Ao longo das décadas, a visibilidade bissexual tem caminhado com avanços importantes, ainda que lentos. No Brasil, iniciativas como o coletivo Bi-Sides, fundado em 2010, ocupam um papel vital na construção de referências em português feitas "de bi para bi". A prática de incluir a pauta em espaços maiores como o Seminário Nacional de Lésbicas e Mulheres Bissexuais, que se transformou em Senalesbi; também mostra um reconhecimento institucional crescente. Mas a existência bissexual continua atravessada por estigmas: a ideia da "confusão", a acusação de promiscuidade ou infidelidade, e o constante questionamento de sua validade como orientação autônoma.
Esses estigmas não surgem apenas do lado de fora. Dentro da própria comunidade LGBT+, pessoas bissexuais relatam desconfiança, marginalização e hostilidade. A bissexualidade é, muitas vezes, lida como uma fase, uma estratégia de sobrevivência ou uma indecisão conveniente. Trata-se de uma violência epistêmica que recusa o direito ao pertencimento pleno. O B da sigla ainda é visto como uma fronteira borrada, e não como um lugar afirmado.

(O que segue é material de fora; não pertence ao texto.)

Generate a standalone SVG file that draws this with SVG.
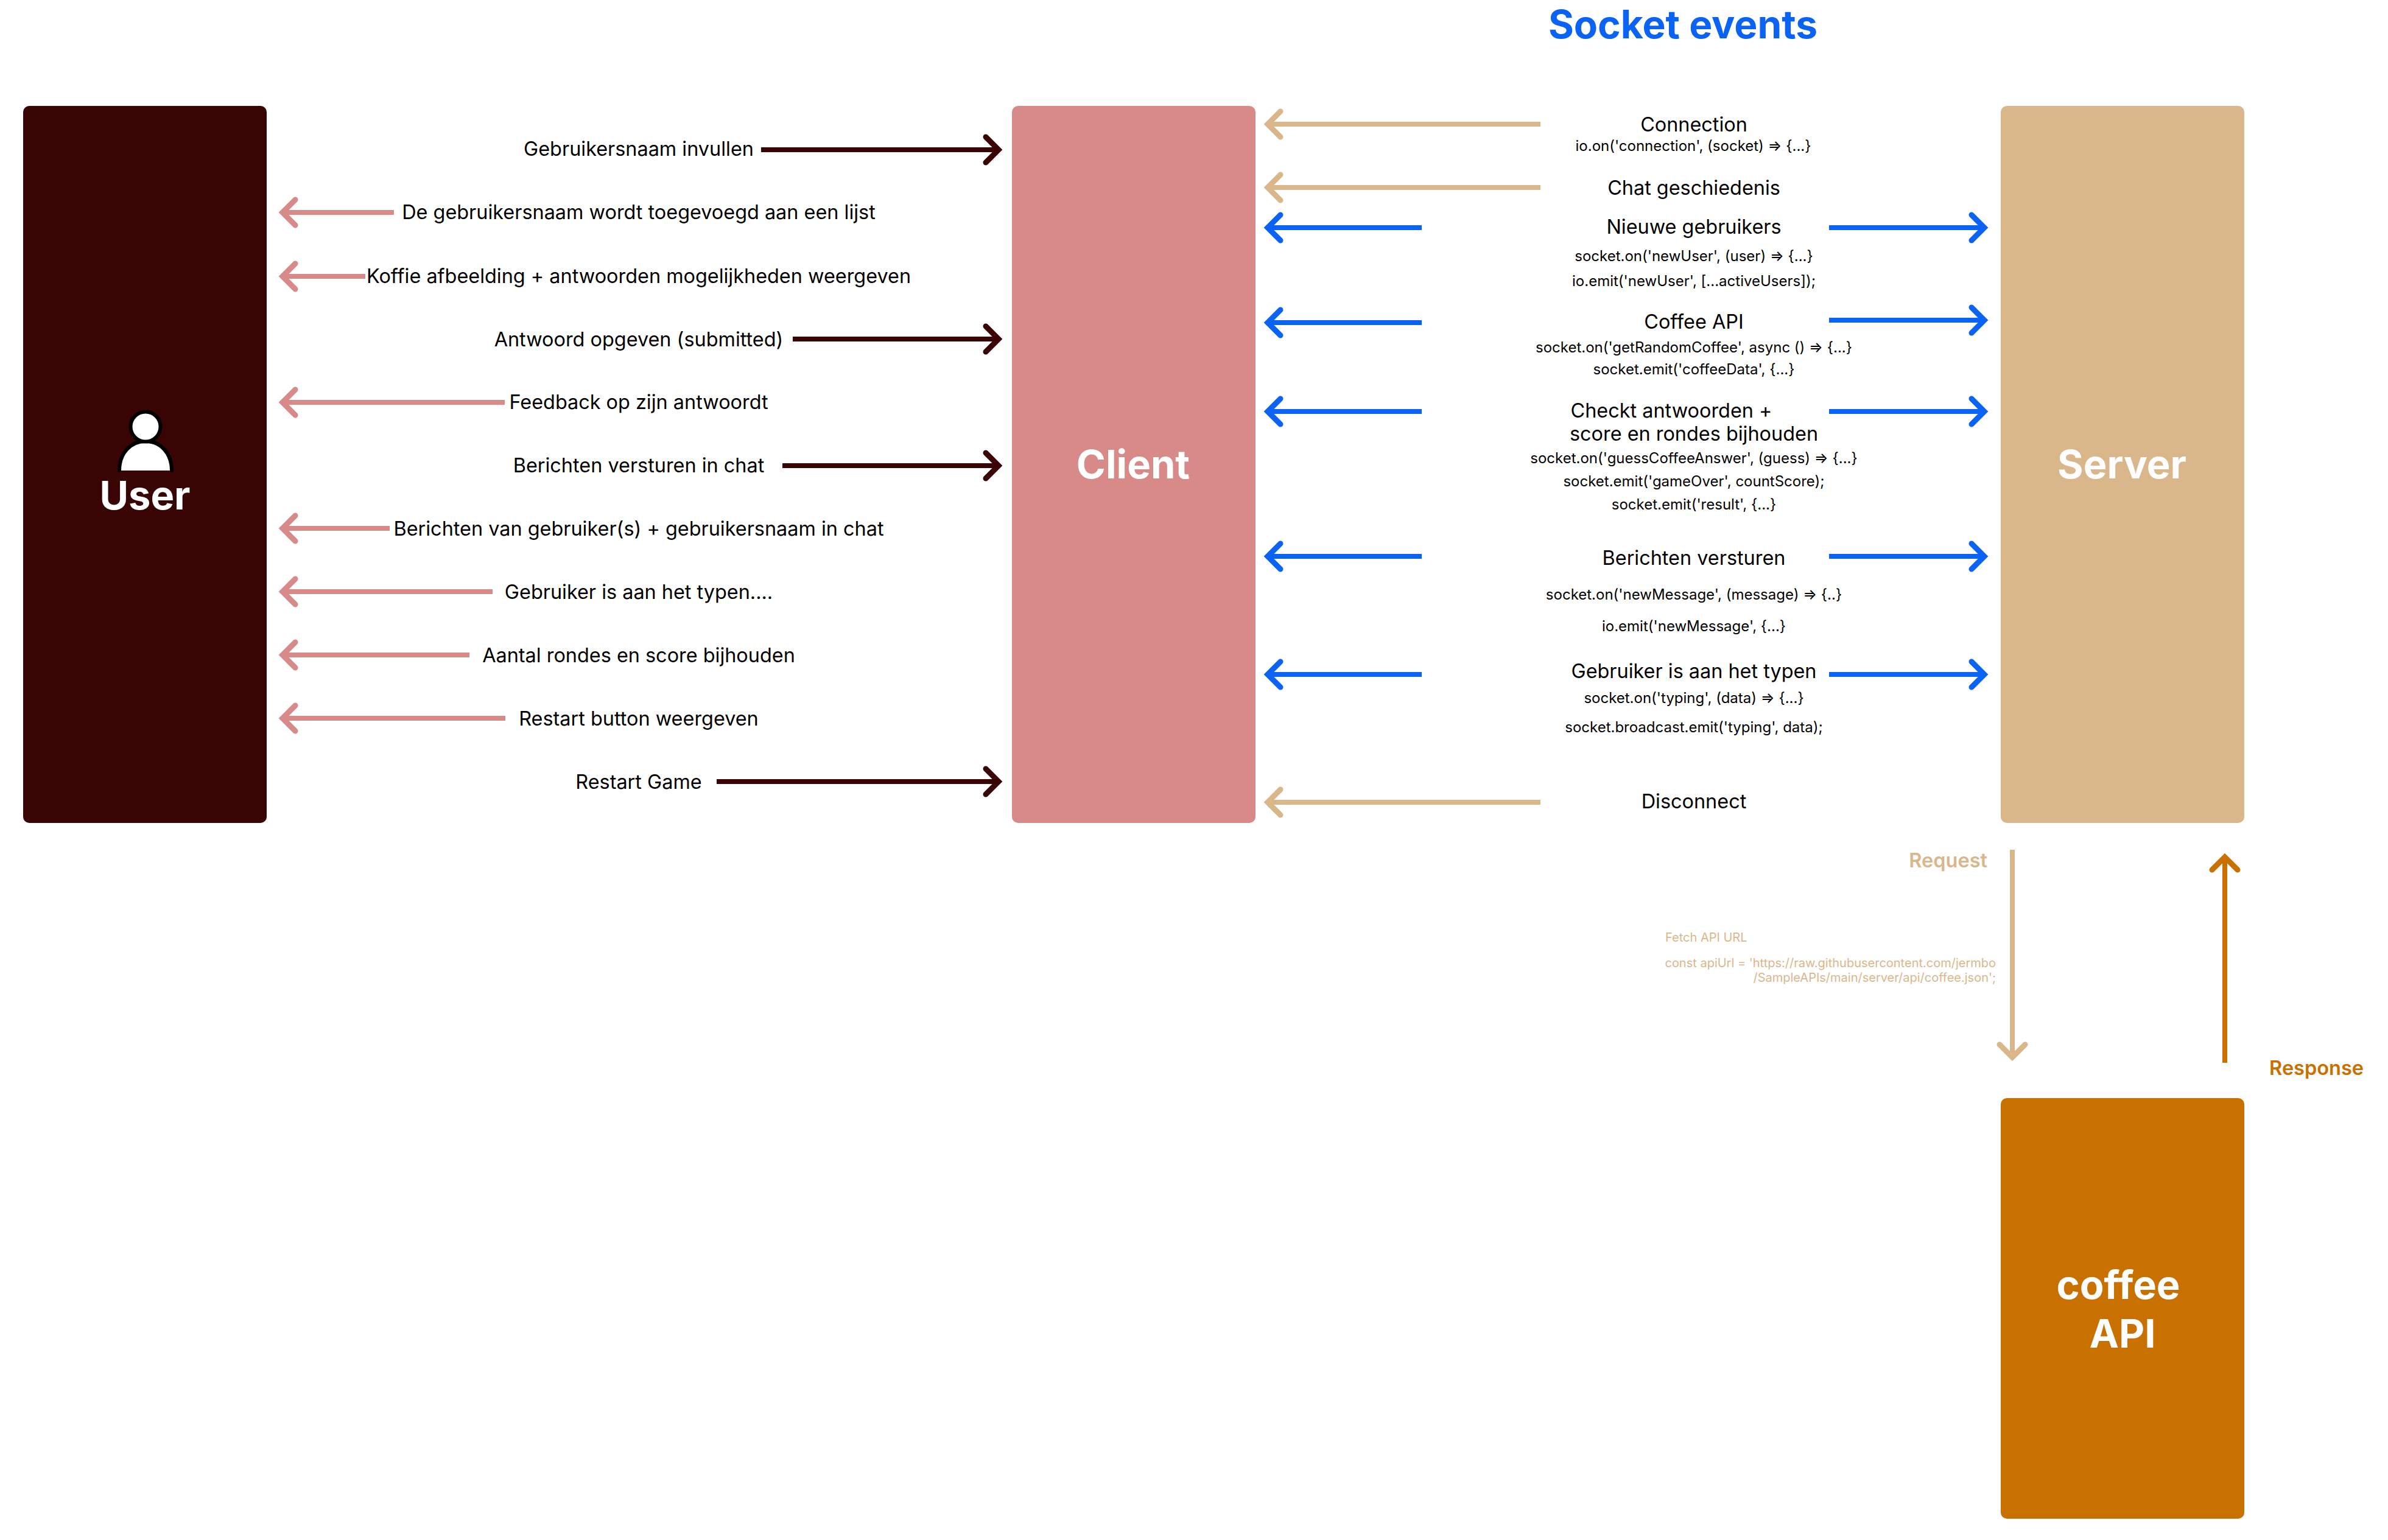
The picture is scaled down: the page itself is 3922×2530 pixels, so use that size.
<svg xmlns="http://www.w3.org/2000/svg" width="3922" height="2530" viewBox="0 0 3922 2530">
<style>
text{font-family:Inter,"Noto Sans",sans-serif;fill:#000;text-anchor:middle}
.m{font-size:32.4px}
.s{font-size:24px}
.t{font-size:65px;font-weight:700;fill:#fff}
.h{font-size:64px;font-weight:700;fill:#0a63f5}
.rq{font-size:32.5px;font-weight:600;fill:#dab78a}
.rs{font-size:32.5px;font-weight:600;fill:#c87000}
.f{font-size:20px;fill:#dab78a}
.e{text-anchor:end}
.a{fill:none;stroke-width:8}
.a path{fill:none}
.a path[d*="L"]{stroke-width:9;stroke-linecap:round;stroke-linejoin:miter}
.d{stroke:#380404}.p{stroke:#d78a88}.n{stroke:#dab78a}.b{stroke:#0a63f5}.o{stroke:#c87000}
</style>
<rect width="3922" height="2530" fill="#fff"/>
<g id="node-user"><rect x="38" y="174" width="400" height="1178" rx="10" fill="#380404"/>
<path d="M196 773C196 745 214 725 239 725C264 725 282 745 282 773" fill="#fff" stroke="#000" stroke-width="6" stroke-linecap="round"/>
<circle cx="239" cy="701" r="24.5" fill="#fff" stroke="#000" stroke-width="6"/>
<text class="t" x="238" y="837">User</text></g>
<g id="node-client"><rect x="1662" y="174" width="400" height="1178" rx="10" fill="#d78a88"/><text class="t" x="1861" y="786">Client</text></g>
<g id="node-server"><rect x="3286" y="174" width="400" height="1178" rx="10" fill="#dab78a"/><text class="t" x="3485" y="786">Server</text></g>
<g id="node-api"><rect x="3286" y="1804" width="400" height="691" rx="10" fill="#c87000"/><text class="t" x="3479" y="2134">coffee</text><text class="t" x="3486" y="2214">API</text></g>
<g id="connectors">
<g class="a d"><path d="M1250 246H1640"/><path d="M1619 225L1640 246L1619 267"/><path d="M1302 557H1640"/><path d="M1619 536L1640 557L1619 578"/><path d="M1285 765H1640"/><path d="M1619 744L1640 765L1619 786"/><path d="M1177 1284H1640"/><path d="M1619 1263L1640 1284L1619 1305"/></g>
<g class="a p"><path d="M647 349H464"/><path d="M485 328L464 349L485 370"/><path d="M600 454H464"/><path d="M485 433L464 454L485 475"/><path d="M829 661H464"/><path d="M485 640L464 661L485 682"/><path d="M640 868H464"/><path d="M485 847L464 868L485 889"/><path d="M809 972H464"/><path d="M485 951L464 972L485 993"/><path d="M771 1076H464"/><path d="M485 1055L464 1076L485 1097"/><path d="M830 1180H464"/><path d="M485 1159L464 1180L485 1201"/></g>
<g class="a n"><path d="M2530 204H2082"/><path d="M2103 183L2082 204L2103 225"/><path d="M2530 308H2082"/><path d="M2103 287L2082 308L2103 329"/><path d="M2530 1318H2082"/><path d="M2103 1297L2082 1318L2103 1339"/><path d="M3305 1396V1737"/><path d="M3284 1716L3305 1737L3326 1716"/></g>
<g class="a b"><path d="M2335 374H2082"/><path d="M2103 353L2082 374L2103 395"/><path d="M2335 530H2082"/><path d="M2103 509L2082 530L2103 551"/><path d="M2335 676H2082"/><path d="M2103 655L2082 676L2103 697"/><path d="M2335 914H2082"/><path d="M2103 893L2082 914L2103 935"/><path d="M2335 1108H2082"/><path d="M2103 1087L2082 1108L2103 1129"/>
<path d="M3004 374H3259"/><path d="M3238 353L3259 374L3238 395"/><path d="M3004 526H3259"/><path d="M3238 505L3259 526L3238 547"/><path d="M3004 676H3259"/><path d="M3238 655L3259 676L3238 697"/><path d="M3004 914H3259"/><path d="M3238 893L3259 914L3238 935"/><path d="M3004 1108H3259"/><path d="M3238 1087L3259 1108L3238 1129"/></g>
<g class="a o"><path d="M3654 1746V1408"/><path d="M3633 1429L3654 1408L3675 1429"/></g>
</g>
<g id="labels">
<text class="h" x="2764" y="63">Socket events</text>
<text class="m" x="1049" y="256">Gebruikersnaam invullen</text>
<text class="m" x="1049" y="360">De gebruikersnaam wordt toegevoegd aan een lijst</text>
<text class="m" x="1049" y="465">Koffie afbeelding + antwoorden mogelijkheden weergeven</text>
<text class="m" x="1049" y="569">Antwoord opgeven (submitted)</text>
<text class="m" x="1049" y="672">Feedback op zijn antwoordt</text>
<text class="m" x="1049" y="776">Berichten versturen in chat</text>
<text class="m" x="1049" y="880">Berichten van gebruiker(s) + gebruikersnaam in chat</text>
<text class="m" x="1049" y="984">Gebruiker is aan het typen....</text>
<text class="m" x="1049" y="1088">Aantal rondes en score bijhouden</text>
<text class="m" x="1049" y="1192">Restart button weergeven</text>
<text class="m" x="1049" y="1296">Restart Game</text>
<text class="m" x="2782" y="216">Connection</text>
<text class="s" x="2781" y="248">io.on('connection', (socket) =&gt; {...}</text>
<text class="m" x="2782" y="320">Chat geschiedenis</text>
<text class="m" x="2782" y="384">Nieuwe gebruikers</text>
<text class="s" x="2782" y="429">socket.on('newUser', (user) =&gt; {...}</text>
<text class="s" x="2782" y="470">io.emit('newUser', [...activeUsers]);</text>
<text class="m" x="2782" y="540">Coffee API</text>
<text class="s" x="2782" y="579">socket.on('getRandomCoffee', async () =&gt; {...}</text>
<text class="s" x="2782" y="615">socket.emit('coffeeData', {...}</text>
<text class="m" x="2745" y="686">Checkt antwoorden +</text>
<text class="m" x="2782" y="724">score en rondes bijhouden</text>
<text class="s" x="2782" y="761">socket.on('guessCoffeeAnswer', (guess) =&gt; {...}</text>
<text class="s" x="2782" y="799">socket.emit('gameOver', countScore);</text>
<text class="s" x="2782" y="837">socket.emit('result', {...}</text>
<text class="m" x="2782" y="928">Berichten versturen</text>
<text class="s" x="2782" y="985">socket.on('newMessage', (message) =&gt; {..}</text>
<text class="s" x="2782" y="1037">io.emit('newMessage', {...}</text>
<text class="m" x="2782" y="1114">Gebruiker is aan het typen</text>
<text class="s" x="2782" y="1155">socket.on('typing', (data) =&gt; {...}</text>
<text class="s" x="2782" y="1203">socket.broadcast.emit('typing', data);</text>
<text class="m" x="2782" y="1328">Disconnect</text>
<text class="rq e" x="3264" y="1425">Request</text>
<text class="rs e" x="3882" y="1766">Response</text>
<text class="f" style="text-anchor:start" x="2735" y="1547">Fetch API URL</text>
<text class="f e" x="3278" y="1589">const apiUrl = 'https://raw.githubusercontent.com/jermbo</text>
<text class="f e" x="3278" y="1613">/SampleAPIs/main/server/api/coffee.json';</text>
</g>
</svg>
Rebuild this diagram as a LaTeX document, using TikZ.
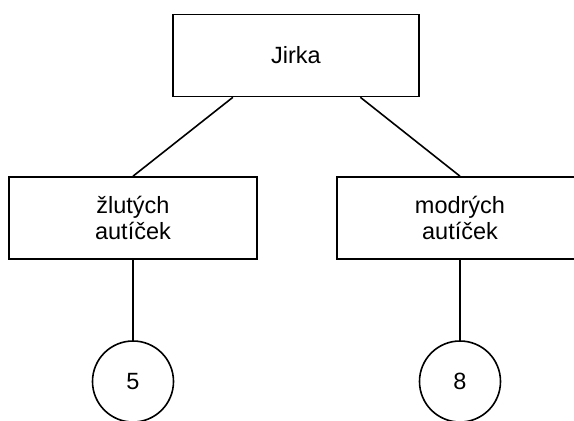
\documentclass[tikz,border=0pt]{standalone}
\usepackage{fontspec}
\setmainfont{Liberation Sans}
\usetikzlibrary{calc}
\begin{document}
\begin{tikzpicture}[x=1pt,y=-1pt,
  box/.style={draw=black, line width=1.6pt, minimum width=246pt, minimum height=82pt,
    align=center, inner sep=0pt, font=\fontsize{23.5}{26}\selectfont},
  leaf/.style={draw=black, line width=1.6pt, circle, minimum size=81pt, inner sep=0pt,
    font=\fontsize{23.5}{26}\selectfont},
  link/.style={draw=black, line width=1.6pt}]
  % fixed frame; the right box and the circles run past it
  \useasboundingbox (0,0) rectangle (574,421);
  \clip (0,0) rectangle (574,421);
  \node[box] (root) at (296,55.5) {Jirka};
  \node[box, minimum width=248pt] (yellow) at (133,218) {žlutých\\autíček};
  \node[box] (blue) at (460,218) {modrých\\autíček};
  \node[leaf] (five) at (133,381.5) {5};
  \node[leaf] (eight) at (460,381.5) {8};
  \draw[link] ($(root.south west)!0.245!(root.south east)$) -- (yellow.north);
  \draw[link] ($(root.south west)!0.76!(root.south east)$) -- (blue.north);
  \draw[link] (yellow.south) -- (five.north);
  \draw[link] (blue.south) -- (eight.north);
\end{tikzpicture}
\end{document}
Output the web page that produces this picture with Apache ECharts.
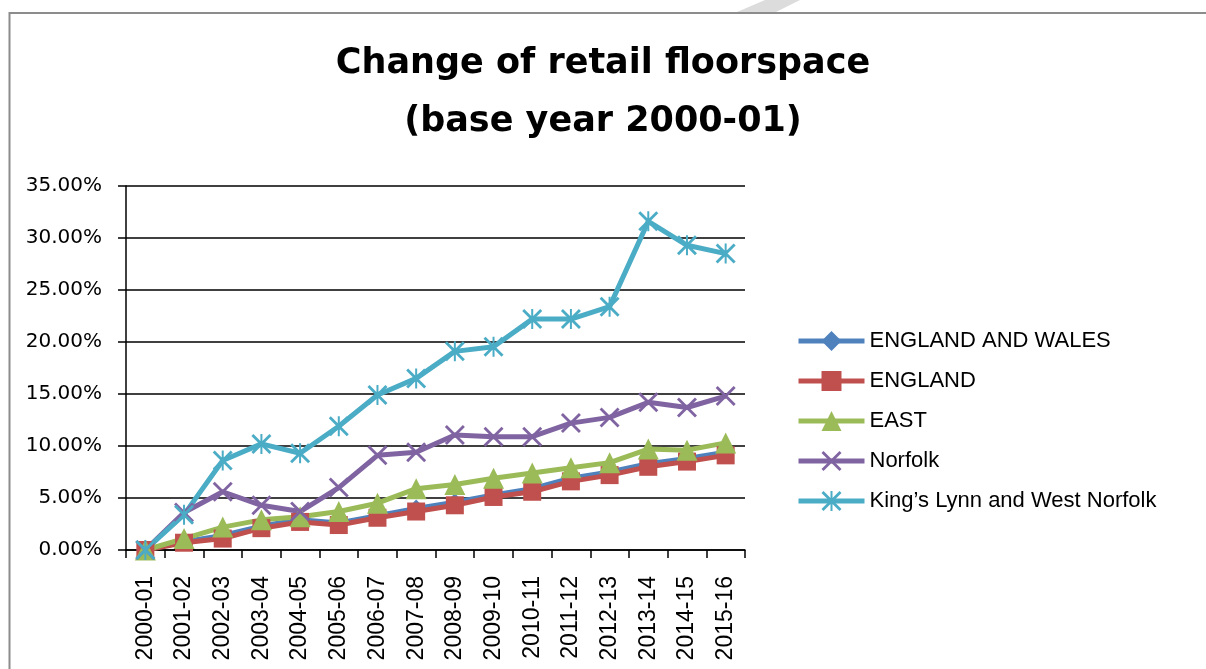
<!DOCTYPE html>
<html>
<head>
<meta charset="utf-8">
<script src="https://cdn.jsdelivr.net/npm/echarts@6/dist/echarts.min.js"></script>
<style>html,body{margin:0;padding:0;background:#fff;}#c{width:1206px;height:669px;}</style>
</head>
<body>
<div id="c"></div>
<script>
const categories = ['2000-01','2001-02','2002-03','2003-04','2004-05','2005-06','2006-07','2007-08','2008-09','2009-10','2010-11','2011-12','2012-13','2013-14','2014-15','2015-16'];
const englandWales = [0, 0.8, 1.4, 2.3, 2.9, 2.6, 3.3, 4.0, 4.6, 5.3, 5.9, 6.9, 7.5, 8.3, 8.8, 9.4];
const england = [0, 0.7, 1.1, 2.1, 2.7, 2.4, 3.1, 3.7, 4.3, 5.1, 5.6, 6.6, 7.2, 8.0, 8.5, 9.1];
const east = [0, 1.1, 2.2, 2.9, 3.2, 3.7, 4.5, 5.9, 6.3, 6.9, 7.4, 7.9, 8.4, 9.7, 9.6, 10.3];
const norfolk = [0, 3.6, 5.6, 4.3, 3.7, 6.0, 9.1, 9.4, 11.05, 10.9, 10.9, 12.2, 12.75, 14.2, 13.7, 14.8];
const kingsLynn = [0, 3.4, 8.6, 10.2, 9.3, 11.9, 14.9, 16.5, 19.1, 19.55, 22.2, 22.2, 23.4, 31.6, 29.3, 28.5];
const yTicks = [0, 5, 10, 15, 20, 25, 30, 35];

const FONT = 'Liberation Sans';
const X_PATH = 'path://M0,1 L1,0 L10,9 L9,10 Z M9,0 L10,1 L1,10 L0,9 Z';
const STAR_PATH = 'path://M0,1 L1,0 L10,9 L9,10 Z M9,0 L10,1 L1,10 L0,9 Z M4.5,0 L5.5,0 L5.5,10 L4.5,10 Z';

function mk(name, data, color, symbol, size) {
  return {
    name: name, type: 'line', data: data.map(v => v / 100),
    symbol: symbol, symbolSize: size,
    lineStyle: { color: color, width: 5 },
    itemStyle: { color: color },
    emphasis: { disabled: true },
    animation: false
  };
}

const chart = echarts.init(document.getElementById('c'));
chart.setOption({
  backgroundColor: '#fff',
  animation: false,
  title: {
    text: 'Change of retail floorspace\n(base year 2000-01)',
    left: 'center', top: 30,
    textStyle: { fontFamily: 'DejaVu Sans', fontWeight: 'bold', fontSize: 35, lineHeight: 58, color: '#000' }
  },
  graphic: [
    { type: 'polygon', shape: { points: [[765,0],[800,0],[776,12],[737,12]] }, style: { fill: '#dcdcdc' }, silent: true },
    { type: 'rect', shape: { x: 9.5, y: 13, width: 1300, height: 800 }, style: { fill: 'none', stroke: '#8c8c8c', lineWidth: 2 }, silent: true }
  ],
  legend: {
    orient: 'vertical', left: 791, top: 325, itemGap: 18,
    itemWidth: 66, itemHeight: 25,
    lineStyle: { width: 5 },
    textStyle: { fontFamily: FONT, fontSize: 22, color: '#000' },
    data: ['ENGLAND AND WALES','ENGLAND','EAST','Norfolk','King\u2019s Lynn and West Norfolk']
  },
  grid: { left: 126, right: 461, top: 186, bottom: 119, containLabel: false },
  xAxis: {
    type: 'category', data: categories, boundaryGap: true,
    axisLine: { lineStyle: { color: '#000', width: 1.5 } },
    axisTick: { show: true, length: 8, lineStyle: { color: '#000', width: 1.5 } },
    axisLabel: { rotate: 90, margin: 26, fontFamily: FONT, fontSize: 23, color: '#000', interval: 0 },
    splitLine: { show: false }
  },
  yAxis: {
    type: 'value', min: 0, max: 0.35, interval: 0.05,
    axisLine: { show: true, lineStyle: { color: '#000', width: 1.5 } },
    axisTick: { show: true, length: 8, lineStyle: { color: '#000', width: 1.5 } },
    axisLabel: { margin: 24, fontFamily: 'DejaVu Sans', fontSize: 20, color: '#000',
      formatter: v => { const p = Math.round(v * 100); return yTicks.indexOf(p) >= 0 ? p.toFixed(2) + '%' : ''; } },
    splitLine: { show: true, lineStyle: { color: '#000', width: 1.5 } }
  },
  series: [
    mk('ENGLAND AND WALES', englandWales, '#4F81BD', 'diamond', 18),
    mk('ENGLAND', england, '#C0504D', 'rect', 18),
    mk('EAST', east, '#9BBB59', 'triangle', 21),
    mk('Norfolk', norfolk, '#8064A2', X_PATH, 20),
    mk('King\u2019s Lynn and West Norfolk', kingsLynn, '#4BACC6', STAR_PATH, 20)
  ]
});
</script>
</body>
</html>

Os dados ajudam a dimensionar o silenciamento. Nos Estados Unidos, mais da metade das pessoas LGBT+ se declara bissexual, mas são cinco vezes menos propensas a se assumirem para familiares e amigos. No Brasil, o IBGE registrou que apenas 0,7% da população adulta se declara bissexual. É uma porcentagem que contrasta com a realidade percebida e aponta para uma subnotificação alimentada pelo medo do preconceito.
Celebrar o Dia da Visibilidade Bissexual, portanto, é mais do que levantar uma bandeira: é disputar narrativas, corrigir apagamentos e exigir pertencimento. É dizer que está tudo bem ser quem se é, mesmo quando o mundo insiste em enquadrar identidades em caixas fixas. É lembrar que a luta contra a bifobia, manifesta ou velada, é urgente, porque a marginalização também adoece, empurra para o armário e silencia afetos.
Num tempo em que o conservadorismo tenta reverter cada centímetro de liberdade conquistada, essa data se inscreve como um ato de coragem e de lucidez. Porque não se trata apenas de afirmar uma orientação sexual, mas de desafiar estruturas que condicionam o amor, o desejo e a existência a uma lógica binária e excludente. O B não é uma letra a ser tolerada: é uma identidade a ser celebrada em sua plenitude.